Even before a radiation leak in February halted the flow of nuclear waste to the Waste Isolation Pilot Plant near Carlsbad, the federal government had identified deficiencies in Los Alamos National Laboratory’s safeguards against potentially catastrophic nuclear fission accidents, a new report shows.
Los Alamos “does not meet expectations” in overall performance of its criticality safety program, states the U.S. Department of Energy’s Fiscal Year 2013 Annual Report on Nuclear Criticality Safety, delivered Monday to the Defense Nuclear Facilities Safety Board.
Fission reaction accidents carry a risk of radiation or energy hazards, particularly to workers directly affected by them, but potentially to the public as well.
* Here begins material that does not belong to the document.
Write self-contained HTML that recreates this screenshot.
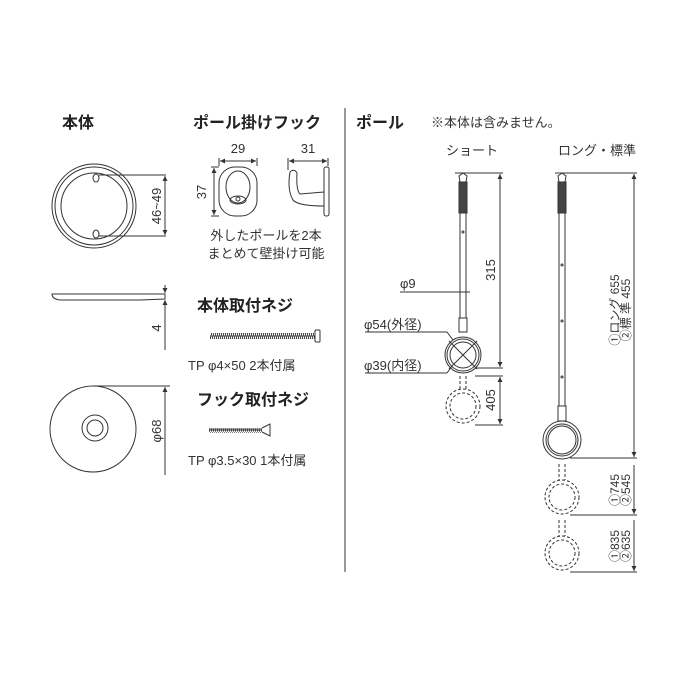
<!DOCTYPE html>
<html><head><meta charset="utf-8"><style>
html,body{margin:0;padding:0;background:#fff}
svg{display:block}
text{font-family:"Liberation Sans","Noto Sans CJK JP",sans-serif;fill:#333}
.b{font-weight:bold;fill:#222}
</style></head><body>
<svg width="700" height="700" viewBox="0 0 700 700" xmlns="http://www.w3.org/2000/svg">
<defs>
<marker id="a" viewBox="0 0 6 6" refX="6" refY="3" markerWidth="5" markerHeight="5" orient="auto-start-reverse"><path d="M0,0L6,3L0,6z" fill="#333"/></marker>
<pattern id="th" width="2" height="8" patternUnits="userSpaceOnUse"><line x1="0" y1="0" x2="2" y2="8" stroke="#333" stroke-width="1"/></pattern>
</defs>
<g stroke="#333" fill="none" stroke-width="1">
<line x1="345" y1="108" x2="345" y2="572"/>
<circle cx="94" cy="206" r="42"/><circle cx="94" cy="206" r="39"/>
<circle cx="94" cy="206" r="33"/>
<ellipse cx="96" cy="178" rx="3" ry="4"/><ellipse cx="96" cy="234" rx="3" ry="4"/>
<line x1="99" y1="175" x2="166" y2="175"/><line x1="99" y1="236" x2="166" y2="236"/>
<line x1="165" y1="176" x2="165" y2="235" marker-start="url(#a)" marker-end="url(#a)"/>
<path d="M52,294 L165,294 L165,299 L140,300 L60,300 Q52,299 52,294z"/>
<line x1="165" y1="285" x2="165" y2="293" marker-end="url(#a)"/>
<line x1="165" y1="300" x2="165" y2="350" marker-start="url(#a)"/>
<circle cx="93" cy="429" r="43"/><circle cx="95" cy="428" r="13"/><circle cx="95" cy="428" r="8"/>
<line x1="93" y1="386" x2="170" y2="386"/>
<line x1="165" y1="387" x2="165" y2="475" marker-start="url(#a)"/>
<rect x="219" y="167" width="38" height="49" rx="16"/>
<ellipse cx="238" cy="187" rx="12" ry="16"/>
<ellipse cx="238" cy="200" rx="8" ry="4"/><circle cx="238" cy="199" r="2"/>
<line x1="219" y1="158" x2="219" y2="166"/><line x1="257" y1="158" x2="257" y2="166"/>
<line x1="220" y1="161" x2="256" y2="161" marker-start="url(#a)" marker-end="url(#a)"/>
<line x1="211" y1="167" x2="219" y2="167"/><line x1="211" y1="216" x2="219" y2="216"/>
<line x1="214" y1="168" x2="214" y2="215" marker-start="url(#a)" marker-end="url(#a)"/>
<rect x="324" y="167" width="5" height="49" rx="2"/>
<path d="M324,192 L300,194 Q296,190 297,173 Q294,168 290,172 Q287,190 293,200 Q298,206 324,206"/>
<line x1="288" y1="158" x2="288" y2="170"/><line x1="328" y1="158" x2="328" y2="166"/>
<line x1="289" y1="161" x2="327" y2="161" marker-start="url(#a)" marker-end="url(#a)"/>
<rect x="210" y="333" width="105" height="6" fill="url(#th)" stroke="none"/>
<line x1="210" y1="336" x2="315" y2="336"/>
<rect x="315" y="330" width="5" height="12" rx="1"/>
<rect x="209" y="428" width="53" height="5" fill="url(#th)" stroke="none"/>
<line x1="209" y1="430" x2="262" y2="430"/>
<path d="M262,428 L270,424 L270,436 L262,432"/>
<line x1="460" y1="212" x2="460" y2="318"/><line x1="466" y1="212" x2="466" y2="318"/>
<rect x="459" y="182" width="8" height="31" fill="#444"/>
<path d="M459,176 L463,173 L467,176 L466,182 L460,182z"/>
<line x1="455" y1="173" x2="503" y2="173"/>
<circle cx="463" cy="232" r="1"/>
<rect x="459" y="318" width="8" height="14"/>
<circle cx="463" cy="355" r="18"/><circle cx="463" cy="355" r="16"/><circle cx="463" cy="355" r="13"/>
<line x1="449" y1="341" x2="477" y2="369"/><line x1="477" y1="341" x2="449" y2="369"/>
<line x1="500" y1="174" x2="500" y2="367" marker-start="url(#a)" marker-end="url(#a)"/>
<line x1="475" y1="368" x2="503" y2="368"/>
<line x1="400" y1="292" x2="470" y2="292"/>
<line x1="365" y1="332" x2="447" y2="332"/><line x1="447" y1="332" x2="453" y2="340"/>
<line x1="365" y1="373" x2="447" y2="373"/><line x1="447" y1="373" x2="452" y2="366"/>
<g stroke-dasharray="3,2">
<line x1="460" y1="376" x2="460" y2="390"/><line x1="466" y1="376" x2="466" y2="390"/>
<circle cx="463" cy="406" r="17"/><circle cx="463" cy="406" r="13"/>
</g>
<line x1="475" y1="376" x2="503" y2="376"/><line x1="475" y1="425" x2="503" y2="425"/>
<line x1="500" y1="377" x2="500" y2="424" marker-start="url(#a)" marker-end="url(#a)"/>
<line x1="559" y1="212" x2="559" y2="406"/><line x1="565" y1="212" x2="565" y2="406"/>
<rect x="558" y="182" width="8" height="31" fill="#444"/>
<path d="M558,176 L562,173 L566,176 L565,182 L559,182z"/>
<line x1="555" y1="173" x2="637" y2="173"/>
<circle cx="562" cy="265" r="1"/><circle cx="562" cy="321" r="1"/><circle cx="562" cy="377" r="1"/>
<rect x="558" y="406" width="8" height="15"/>
<circle cx="562" cy="440" r="19"/><circle cx="562" cy="440" r="16"/><circle cx="562" cy="440" r="14"/>
<line x1="570" y1="458" x2="637" y2="458"/>
<line x1="634" y1="174" x2="634" y2="457" marker-start="url(#a)" marker-end="url(#a)"/>
<line x1="570" y1="515" x2="637" y2="515"/><line x1="570" y1="572" x2="637" y2="572"/>
<line x1="634" y1="465" x2="634" y2="514" marker-end="url(#a)"/>
<line x1="634" y1="520" x2="634" y2="571" marker-end="url(#a)"/>
<g stroke-dasharray="3,2">
<line x1="559" y1="464" x2="559" y2="480"/><line x1="565" y1="464" x2="565" y2="480"/>
<circle cx="562" cy="497" r="17"/><circle cx="562" cy="497" r="13"/>
<line x1="559" y1="520" x2="559" y2="536"/><line x1="565" y1="520" x2="565" y2="536"/>
<circle cx="562" cy="553" r="17"/><circle cx="562" cy="553" r="13"/>
</g>
</g>
<text x="62" y="128" font-size="16" class="b">本体</text>
<text x="193" y="128" font-size="16" class="b">ポール掛けフック</text>
<text x="356" y="128" font-size="16" class="b">ポール</text>
<text x="431" y="127" font-size="13">※本体は含みません。</text>
<text x="472" y="155" font-size="13" text-anchor="middle">ショート</text>
<text x="597" y="155" font-size="13" text-anchor="middle">ロング・標準</text>
<text x="238" y="153" font-size="13" text-anchor="middle">29</text>
<text x="308" y="153" font-size="13" text-anchor="middle">31</text>
<text transform="translate(206,192) rotate(-90)" font-size="13" text-anchor="middle">37</text>
<text transform="translate(161,206) rotate(-90)" font-size="13" text-anchor="middle">46~49</text>
<text transform="translate(161,328) rotate(-90)" font-size="13" text-anchor="middle">4</text>
<text transform="translate(161,431) rotate(-90)" font-size="13" text-anchor="middle">φ68</text>
<text x="266" y="240" font-size="13" text-anchor="middle">外したポールを2本</text>
<text x="266" y="258" font-size="13" text-anchor="middle">まとめて壁掛け可能</text>
<text x="197" y="311" font-size="16" class="b">本体取付ネジ</text>
<text x="188" y="370" font-size="13">TP φ4×50  2本付属</text>
<text x="197" y="405" font-size="16" class="b">フック取付ネジ</text>
<text x="188" y="465" font-size="13">TP φ3.5×30  1本付属</text>
<text x="400" y="288" font-size="13">φ9</text>
<text x="364" y="329" font-size="13">φ54(外径)</text>
<text x="364" y="370" font-size="13">φ39(内径)</text>
<text transform="translate(495,270) rotate(-90)" font-size="13" text-anchor="middle">315</text>
<text transform="translate(495,400) rotate(-90)" font-size="13" text-anchor="middle">405</text>
<text transform="translate(619,310) rotate(-90)" font-size="12" text-anchor="middle">①ロング  655</text>
<text transform="translate(630,310) rotate(-90)" font-size="12" text-anchor="middle">②標 準  455</text>
<text transform="translate(619,490) rotate(-90)" font-size="12" text-anchor="middle">①745</text>
<text transform="translate(630,490) rotate(-90)" font-size="12" text-anchor="middle">②545</text>
<text transform="translate(619,546) rotate(-90)" font-size="12" text-anchor="middle">①835</text>
<text transform="translate(630,546) rotate(-90)" font-size="12" text-anchor="middle">②635</text>
</svg>
</body></html>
The calendar year 2013 review assessed safety measures throughout the national nuclear defense complex and identified LANL as the lone National Nuclear Security Administration site “with inadequate but improving performance.”
“It says Los Alamos is worse, and Los Alamos is worse in a lot of areas,” said Greg Mello, executive director of the Los Alamos Study Group, a watchdog organization that monitors the lab.
Contacted late Tuesday afternoon, a LANL spokesman referred questions to the NNSA. Phone calls to NNSA seeking comment were not returned Tuesday.
Of the six sites reviewed in the report, LANL was one of only two where the criticality safety program was inadequately staffed. Despite that finding, the report notes that the criticality safety staff at LANL is at an all-time high, and that the lab is in the second year of a long-term plan to correct the shortage.
The lab instituted a mentoring program with experienced criticality safety professionals instructing new hires about hazards, and has relied on subcontractors to fill some roles.
“Relying on subcontractors for your criticality safety expertise does not define a sound program,” Mello said. “They need to have their own people who are going to be there, and they can’t just patch in the missing expertise.”
Some of the report’s findings were particularly bothersome in light of what has happened since the assessment was conducted last year, Mello said.
In February, a radiation leak at the Waste Isolation Pilot Plant stopped the nation’s primary underground nuclear storage site from receiving new shipments of waste generated during Cold War nuclear weapons development. The source of that leak remains under investigation, but the probe has focused on a drum containing waste that originated at LANL.
Investigators are scrutinizing the mix contained in that waste stream. It includes nitrate salts, a neutralizer added by contractor EnergySolutions with LANL approval that some chemists say made the mix more volatile, and organic kitty litter, which was used instead of the traditional clay variety and is being viewed as a possible fuel for the reaction that caused the leak.
“LANL has known weaknesses in providing personnel skilled in criticality safety and operations to serve as advisers to supervisors,” the report says. “Weaknesses have also been identified in clarity and completeness of developed controls, thoroughness of identification of abnormal conditions and validation of criticality safety codes.”
Root causes of Los Alamos’ deficiencies identified in the report included unclear documentation and understanding of roles, responsibilities, authority and accountability at the lab. And its management also was assigned some blame in the report.
“Management has not yet fully embraced its commitment to criticality safety, self-discovery, communication to the worker and continuous improvement,” the report said.
In 2013, LANL committed 38 criticality safety infractions, according to the report. Of those, 28 were of the lowest threat level and none were of the highest threat level. Details of the infractions were not included in the report.
“In the context of the problems we’ve seen in waste management recently that led to the WIPP shutdown,” Mello said, “what we should conclude is that Los Alamos is not paying close enough attention to nitty-gritty safety issues.”